Particle pinning as a method to manipulate marginal stability
Kumpei Shiraishi, Yusuke Hara
TL;DR
This work shows that random pinning of particles provides a tunable handle on marginal stability in jammed packings. By comparing two protocols (CP and PC), the authors demonstrate that ω^* remains governed by the isostatic distance via δz, while CP induces hyperstaticity and shifts vibrations below ω^*, and PC preserves marginal stability with the non-Debye scaling intact. The study reveals that plateau modes stay extended under pinning, whereas pinning can induce localization in the quasi-localized regime, and it uncovers novel 2D non-Debye behavior under PC. Overall, pinning offers a practical method to control low-frequency vibrational properties and stability, with potential implications for transport and plastic rearrangements in amorphous solids.
Abstract
We study the critical behavior of low-frequency vibrations of packings with pinned particles near the jamming point.

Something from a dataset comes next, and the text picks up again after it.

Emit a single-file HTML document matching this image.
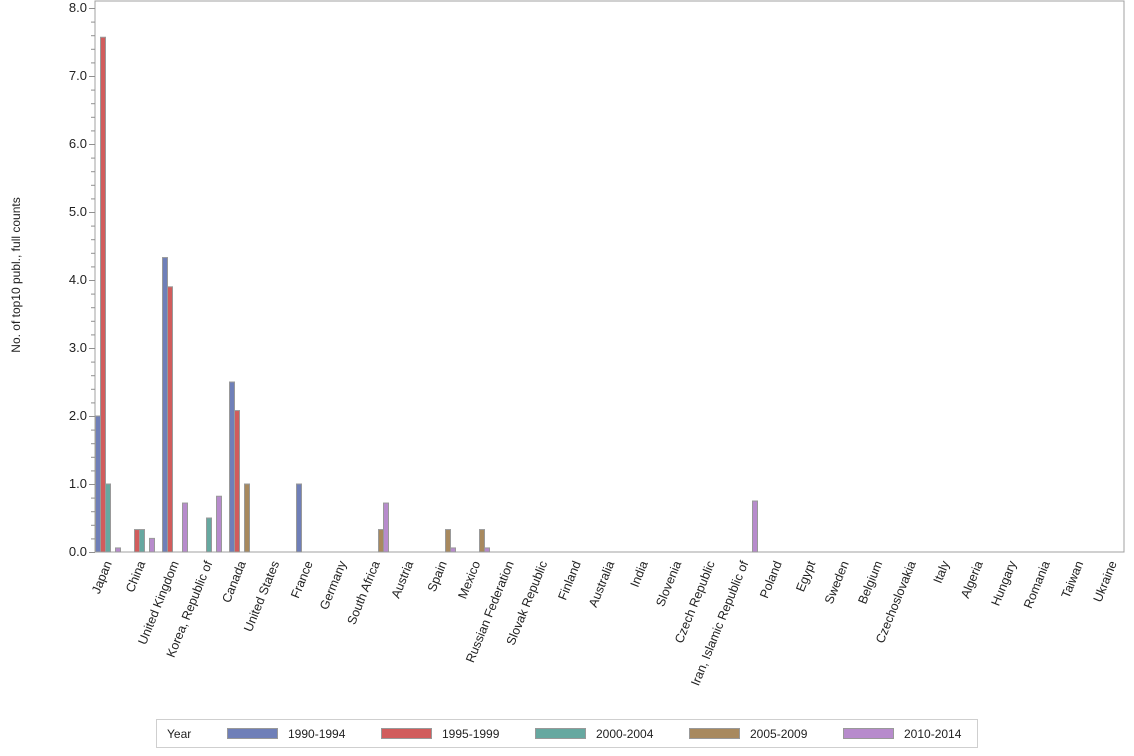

Soft modes form a plateau in the density of states and its frequency is controlled by the contact number as the ordinary jamming transition. The spatial structure of these modes is not largely affected by pins. Below the plateau, the non-Debye scaling predicted by mean-field theories and quasi-localized modes breaks down depending on the pinning procedures. We comprehensively explain these behaviors by the impact of pinning operations on the marginal stability of the packings.